- Born: Usulután, El Salvador
- Citizenship: El Salvador United States
- Education: University of El Salvador
- Occupation: Surgeon
- Years active: 1980–present

= Juan Romagoza Arce =

Salvadoran surgeon and director

Juan Romagoza Arce is a Salvadoran surgeon, political activist, and former refugee with dual Salvadoran-American citizenship. As a physician, he treated rural Salvadorans during the Salvadoran Civil War, and was tortured by the National Guard. After escaping, he became a refugee in Mexico and later the United States, where he became director of La Clínica del Pueblo in Washington, D.C. Arce was one of the plaintiffs in the landmark Arce v. García (2006) case.

==Early life and education==
Romagoza was born in Usulután, El Salvador. At the age of 19 in 1970, he enrolled in medical school at the University of El Salvador with the intention of becoming a heart surgeon. During his surgeon rotation practice, Romagoza worked in poor and rural areas and witnessed violence and repression by government forces during the Salvadoran Civil War against the poor, church workers, and the medical personal that aid them.

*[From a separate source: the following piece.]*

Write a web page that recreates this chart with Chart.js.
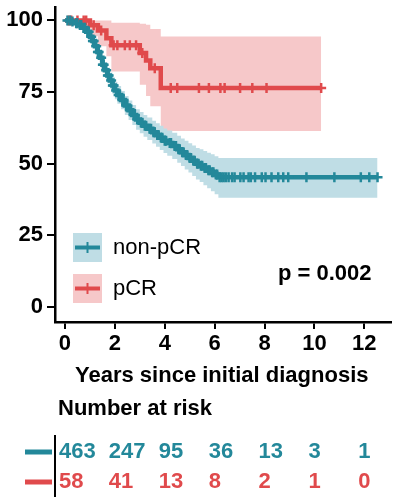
<!DOCTYPE html>
<html lang="en">
<head>
<meta charset="UTF-8">
<title>Survival by pCR status</title>
<style>
  html, body { margin: 0; padding: 0; background: #fff; }
</style>
</head>
<body>
<canvas id="myCanvas" width="398" height="500"></canvas>
<script src="https://cdn.jsdelivr.net/npm/chart.js@4.4.1/dist/chart.umd.min.js"></script>
<script>
// ---- data ----
const xTicks = [0, 2, 4, 6, 8, 10, 12];
const yTicks = [0, 25, 50, 75, 100];
const groups = ['non-pCR', 'pCR'];
const xTitle = 'Years since initial diagnosis';
const riskTitle = 'Number at risk';
const pText = 'p = 0.002';

// non-pCR step curve (time, survival %, lower / upper CI)
const nonTime = [0, 0.25, 0.4, 0.55, 0.7, 0.85, 1.0, 1.1, 1.2, 1.3, 1.4, 1.5, 1.6, 1.7, 1.8, 1.9, 2.0, 2.1, 2.25, 2.4, 2.55, 2.7, 2.85, 3.0, 3.15, 3.3, 3.5, 3.65, 3.8, 3.95, 4.1, 4.3, 4.5, 4.65, 4.8, 4.95, 5.1, 5.25, 5.4, 5.55, 5.7, 5.85, 6.0, 6.15, 12.53];
const nonSurv = [100, 99.6, 99.0, 98.4, 97.4, 96.0, 94.3, 92.8, 91.0, 89.0, 87.0, 84.5, 82.6, 80.8, 79.0, 77.3, 75.5, 74.0, 72.2, 70.3, 68.6, 67.0, 65.4, 64.3, 63.2, 62.2, 61.0, 60.0, 59.0, 58.0, 57.2, 56.2, 55.0, 54.0, 53.0, 52.0, 51.0, 50.0, 49.3, 48.5, 47.7, 47.0, 46.2, 45.3, 45.3];
const nonLow = [100, 99.0, 98.2, 97.3, 96.0, 94.4, 92.4, 90.7, 88.8, 86.7, 84.6, 82.0, 80.0, 78.1, 76.2, 74.4, 72.5, 70.9, 69.0, 67.0, 65.2, 63.5, 61.8, 60.6, 59.4, 58.3, 57.0, 55.9, 54.8, 53.7, 52.8, 51.6, 50.3, 49.2, 48.0, 46.9, 45.7, 44.5, 43.6, 42.5, 41.4, 40.4, 39.3, 38.1, 38.1];
const nonHigh = [100, 100, 99.8, 99.5, 98.8, 97.6, 96.2, 94.9, 93.2, 91.3, 89.4, 87.0, 85.2, 83.5, 81.8, 80.2, 78.5, 77.1, 75.4, 73.6, 72.0, 70.5, 69.0, 68.0, 67.0, 66.1, 65.0, 64.1, 63.2, 62.3, 61.6, 60.8, 59.7, 58.8, 58.0, 57.1, 56.3, 55.5, 55.0, 54.4, 53.8, 53.3, 52.6, 52.0, 52.0];
const nonCensor = [0.1, 0.2, 0.3, 0.45, 0.5, 0.6, 0.65, 0.75, 0.8, 0.9, 0.95, 1.05, 1.12, 1.15, 1.25, 1.32, 1.35, 1.45, 1.52, 1.55, 1.65, 1.72, 1.75, 1.85, 1.92, 1.95, 2.05, 2.15, 2.2, 2.3, 2.35, 2.45, 2.5, 2.6, 2.65, 2.75, 2.8, 2.9, 2.95, 3.05, 3.1, 3.2, 3.25, 3.4, 3.45, 3.55, 3.6, 3.7, 3.75, 3.85, 3.9, 4.0, 4.05, 4.2, 4.25, 4.4, 4.45, 4.55, 4.6, 4.7, 4.75, 4.85, 4.9, 5.0, 5.05, 5.15, 5.2, 5.3, 5.35, 5.45, 5.5, 5.6, 5.65, 5.75, 5.8, 5.9, 5.95, 6.05, 6.1, 6.2, 6.28, 6.36, 6.45, 6.56, 6.7, 6.8, 7.03, 7.16, 7.36, 7.45, 7.62, 7.89, 8.04, 8.28, 8.55, 8.75, 8.95, 9.68, 10.8, 11.86, 12.2, 12.53];

// pCR step curve
const pcrTime = [0, 1.0, 1.32, 1.66, 1.86, 3.0, 3.25, 3.42, 3.84, 10.27];
const pcrSurv = [100, 98.3, 96.5, 93.8, 91.3, 88.6, 86.0, 83.3, 76.4, 76.4];
const pcrLow = [100, 94.5, 91.0, 87.5, 82.2, 77.5, 73.6, 70.0, 61.4, 61.4];
const pcrHigh = [100, 100, 100, 100, 99.2, 98.8, 98.5, 97.0, 94.4, 94.4];
const pcrCensor = [0.15, 0.25, 0.5, 0.75, 0.85, 1.15, 1.45, 1.95, 2.1, 2.4, 2.6, 2.85, 3.1, 3.6, 4.24, 4.5, 5.37, 5.77, 6.23, 6.4, 7.02, 7.51, 8.08, 10.27];

// number at risk
const riskTimes = [0, 2, 4, 6, 8, 10, 12];
const nonRisk = [463, 247, 95, 36, 13, 3, 1];
const pcrRisk = [58, 41, 13, 8, 2, 1, 0];

// ---- colours ----
const tealLine = '#23889a';
const tealBand = '#bfdde5';
const redLine = '#e04a4c';
const redBand = '#f6c8c9';
const FONT = '"Liberation Sans", Arial, Helvetica, sans-serif';

function pts(t, v) { return t.map((x, i) => ({ x: x, y: v[i] })); }
function survAt(t, v, at) {
    let s = v[0];
    for (let i = 0; i < t.length; i++) { if (t[i] <= at) s = v[i]; }
    return s;
}
function censorPts(t, v, c) { return c.map(x => ({ x: x, y: survAt(t, v, x) })); }

const extras = {
    id: 'extras',
    afterDraw(chart) {
        const ctx = chart.ctx;
        const area = chart.chartArea;
        const x = chart.scales.x;
        ctx.save();

        // legend
        const items = [
            { name: groups[0], band: tealBand, line: tealLine, top: 233 },
            { name: groups[1], band: redBand, line: redLine, top: 274 }
        ];
        items.forEach(it => {
            ctx.fillStyle = it.band;
            ctx.fillRect(73, it.top, 29, 29);
            ctx.strokeStyle = it.line;
            ctx.lineWidth = 4;
            ctx.beginPath(); ctx.moveTo(75, it.top + 14.5); ctx.lineTo(100, it.top + 14.5); ctx.stroke();
            ctx.lineWidth = 2;
            ctx.beginPath(); ctx.moveTo(87.5, it.top + 9); ctx.lineTo(87.5, it.top + 20); ctx.stroke();
            ctx.fillStyle = '#000';
            ctx.font = '22px ' + FONT;
            ctx.textAlign = 'left';
            ctx.textBaseline = 'middle';
            ctx.fillText(it.name, 113, it.top + 15);
        });

        // p value
        ctx.font = 'bold 22px ' + FONT;
        ctx.fillText(pText, 278, 274);

        // x title
        ctx.textAlign = 'center';
        ctx.fillText(xTitle, (area.left + area.right) / 2 - 1, 376);

        // number at risk
        ctx.textAlign = 'left';
        ctx.fillText(riskTitle, 58, 409);

        ctx.strokeStyle = '#000';
        ctx.lineWidth = 2;
        ctx.beginPath(); ctx.moveTo(area.left, 435); ctx.lineTo(area.left, 497); ctx.stroke();

        const rows = [
            { vals: nonRisk, color: tealLine, y: 452 },
            { vals: pcrRisk, color: redLine, y: 482 }
        ];
        rows.forEach(r => {
            ctx.strokeStyle = r.color;
            ctx.lineWidth = 5;
            ctx.beginPath(); ctx.moveTo(25, r.y); ctx.lineTo(52, r.y); ctx.stroke();
            ctx.fillStyle = r.color;
            ctx.font = 'bold 22px ' + FONT;
            r.vals.forEach((v, i) => {
                ctx.fillText(String(v), x.getPixelForValue(riskTimes[i]) - 6, r.y);
            });
        });
        ctx.restore();
    }
};

const ctx = document.getElementById('myCanvas').getContext('2d');
const myChart = new Chart(ctx, {
    type: 'scatter',
    data: {
        datasets: [
            { label: groups[0] + ' censored', data: censorPts(nonTime, nonSurv, nonCensor), pointStyle: 'cross', pointRadius: 5, borderColor: tealLine, borderWidth: 2.5, showLine: false, order: 0 },
            { label: groups[1] + ' censored', data: censorPts(pcrTime, pcrSurv, pcrCensor), pointStyle: 'cross', pointRadius: 5, borderColor: redLine, borderWidth: 2.5, showLine: false, order: 0 },
            { label: groups[0], data: pts(nonTime, nonSurv), showLine: true, stepped: true, borderColor: tealLine, borderWidth: 4.5, pointRadius: 0, order: 1 },
            { label: groups[1], data: pts(pcrTime, pcrSurv), showLine: true, stepped: true, borderColor: redLine, borderWidth: 4.5, pointRadius: 0, order: 1 },
            { label: groups[1] + ' upper', data: pts(pcrTime, pcrHigh), showLine: true, stepped: true, borderWidth: 0, borderColor: 'rgba(0,0,0,0)', backgroundColor: redBand, fill: '+1', pointRadius: 0, order: 3 },
            { label: groups[1] + ' lower', data: pts(pcrTime, pcrLow), showLine: true, stepped: true, borderWidth: 0, borderColor: 'rgba(0,0,0,0)', pointRadius: 0, order: 3 },
            { label: groups[0] + ' upper', data: pts(nonTime, nonHigh), showLine: true, stepped: true, borderWidth: 0, borderColor: 'rgba(0,0,0,0)', backgroundColor: tealBand, fill: '+1', pointRadius: 0, order: 2 },
            { label: groups[0] + ' lower', data: pts(nonTime, nonLow), showLine: true, stepped: true, borderWidth: 0, borderColor: 'rgba(0,0,0,0)', pointRadius: 0, order: 2 }
        ]
    },
    options: {
        responsive: false,
        animation: false,
        devicePixelRatio: 1,
        layout: { padding: { left: 0, right: 5, top: 3, bottom: 143 } },
        plugins: { legend: { display: false }, tooltip: { enabled: false } },
        scales: {
            x: {
                type: 'linear', min: -0.4, max: 13.05,
                afterBuildTicks: s => { s.ticks = xTicks.map(v => ({ value: v })); },
                afterFit: s => { s.height = 35; s.paddingLeft = 0; s.paddingRight = 0; },
                grid: { drawOnChartArea: false, drawTicks: true, tickLength: 7, color: '#000', lineWidth: 2 },
                border: { color: '#000', width: 2.5 },
                ticks: { color: '#000', padding: 2, maxRotation: 0, font: { family: FONT, size: 22, weight: 'bold' } }
            },
            y: {
                type: 'linear', min: -5.26, max: 104.5,
                afterBuildTicks: s => { s.ticks = yTicks.map(v => ({ value: v })); },
                afterFit: s => { s.width = 55; s.paddingTop = 0; s.paddingBottom = 0; },
                grid: { drawOnChartArea: false, drawTicks: true, tickLength: 8, color: '#000', lineWidth: 2 },
                border: { color: '#000', width: 2.5 },
                ticks: { color: '#000', padding: 4, font: { family: FONT, size: 22, weight: 'bold' } }
            }
        }
    },
    plugins: [extras]
});
</script>
</body>
</html>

==Kidnapping, torture, and escape==
In December 1980, while Romagoza was providing medical care at a church clinic in Santa Anita, Chalatenango, two army vehicles arrived to the clinic and opened fire on the people. Romagoza was shot in the foot, kidnapped, and jailed at National Guard headquarters in San Salvador for 22 days. While jailed, Romagoza was interrogated and tortured three or four times per day. Torture methods included electric shocks, cigarette burns, sexual assault, and water torture, and being hung by his fingers.

In one torture session, he was shot in his left hand in presence of Carlos Eugenio Vides Casanova, the future Minister of National Defense. Romagoza escaped with the help of his uncles in January 1981. Due to his detention, he lost 80 pounds and lost his ability to perform surgery due to the injuries inflicted. He had to be physically carried out by his uncle.

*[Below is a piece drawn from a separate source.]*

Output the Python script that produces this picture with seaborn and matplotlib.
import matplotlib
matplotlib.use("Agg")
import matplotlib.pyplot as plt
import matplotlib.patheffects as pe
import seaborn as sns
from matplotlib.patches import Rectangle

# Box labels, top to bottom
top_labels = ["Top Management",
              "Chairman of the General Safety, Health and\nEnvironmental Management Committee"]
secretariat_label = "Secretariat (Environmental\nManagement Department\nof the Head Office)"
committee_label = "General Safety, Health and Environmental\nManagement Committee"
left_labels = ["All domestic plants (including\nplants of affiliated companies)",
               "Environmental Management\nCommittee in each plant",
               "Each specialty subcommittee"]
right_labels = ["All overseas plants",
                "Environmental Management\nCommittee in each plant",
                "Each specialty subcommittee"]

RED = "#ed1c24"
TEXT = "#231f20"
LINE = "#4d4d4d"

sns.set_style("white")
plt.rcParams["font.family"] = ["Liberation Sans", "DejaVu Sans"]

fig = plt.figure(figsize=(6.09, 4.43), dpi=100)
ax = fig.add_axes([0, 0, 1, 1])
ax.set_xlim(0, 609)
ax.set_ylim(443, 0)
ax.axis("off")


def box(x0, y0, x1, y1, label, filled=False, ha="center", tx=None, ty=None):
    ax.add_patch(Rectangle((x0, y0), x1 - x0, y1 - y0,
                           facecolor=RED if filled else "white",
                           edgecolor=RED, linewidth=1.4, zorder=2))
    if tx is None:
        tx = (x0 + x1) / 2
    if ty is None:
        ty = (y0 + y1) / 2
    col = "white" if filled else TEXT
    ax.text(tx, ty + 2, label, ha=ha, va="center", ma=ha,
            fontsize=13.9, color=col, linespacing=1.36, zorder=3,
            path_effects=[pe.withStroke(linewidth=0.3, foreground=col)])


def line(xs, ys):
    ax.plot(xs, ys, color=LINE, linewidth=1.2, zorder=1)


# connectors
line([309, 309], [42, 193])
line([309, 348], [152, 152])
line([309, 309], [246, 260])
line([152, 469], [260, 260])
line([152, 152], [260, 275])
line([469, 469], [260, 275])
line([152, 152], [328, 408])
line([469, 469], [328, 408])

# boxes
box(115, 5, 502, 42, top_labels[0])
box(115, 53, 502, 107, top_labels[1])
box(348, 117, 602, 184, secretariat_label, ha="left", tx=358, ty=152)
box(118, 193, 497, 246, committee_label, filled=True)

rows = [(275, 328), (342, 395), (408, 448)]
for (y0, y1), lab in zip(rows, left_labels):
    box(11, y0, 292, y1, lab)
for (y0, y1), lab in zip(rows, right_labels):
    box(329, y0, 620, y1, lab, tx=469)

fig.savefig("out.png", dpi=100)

After escaping, Romagoza left El Salvador and fled to Guatemala. He later fled to Mexico City, where he lived in a boarding house with other refugees from El Salvador. While in Mexico, he imitated a Chiapas accent to evade detention, and found work in a restaurant.

== Life in the United States ==
Romagoza found refuge in the United States in April 1983. He became an American citizen in 1986 and was granted political asylum in 1987.

=== Central American Refugee Center ===
Ramagoza became active in assisting the refugee communities and co-founded the Central American Refugee Center (CRECE).

=== La Clínica del Pueblo ===
Romagoza worked at La Clínica del Pueblo, where he became executive director in 1987 and this was a second opportunity for Romagoza to serve free medical care to poor or low income people. Regarding his work, he stated "I work for the poor because I am poor... My family is poor."

=== Ramagoza v. García ===

Ramagoza v. Garcia was a lawsuit filed by the Center for Justice and Accountability on behalf of survivors of torture during the Salvadoran Civil War. General José Guillermo García lost, and a judgment of over US$54 million was entered against him and his co-defendant, and upheld on appeal.

== Return to El Salvador ==

=== Clinic El Espino ===
In 2008, Ramagoza returned to El Salvador and founded the Clinic El Espino in Usulután, El Salvador, where he provides free medical treatment to the communities where he began his career.

== Recognition ==
Romagoza's life and work were central to the narrative of Everyone Who Is Gone Is Here (2024), a nonfiction book by Jonathan Blitzer that covers U.S.-Central American immigration policy.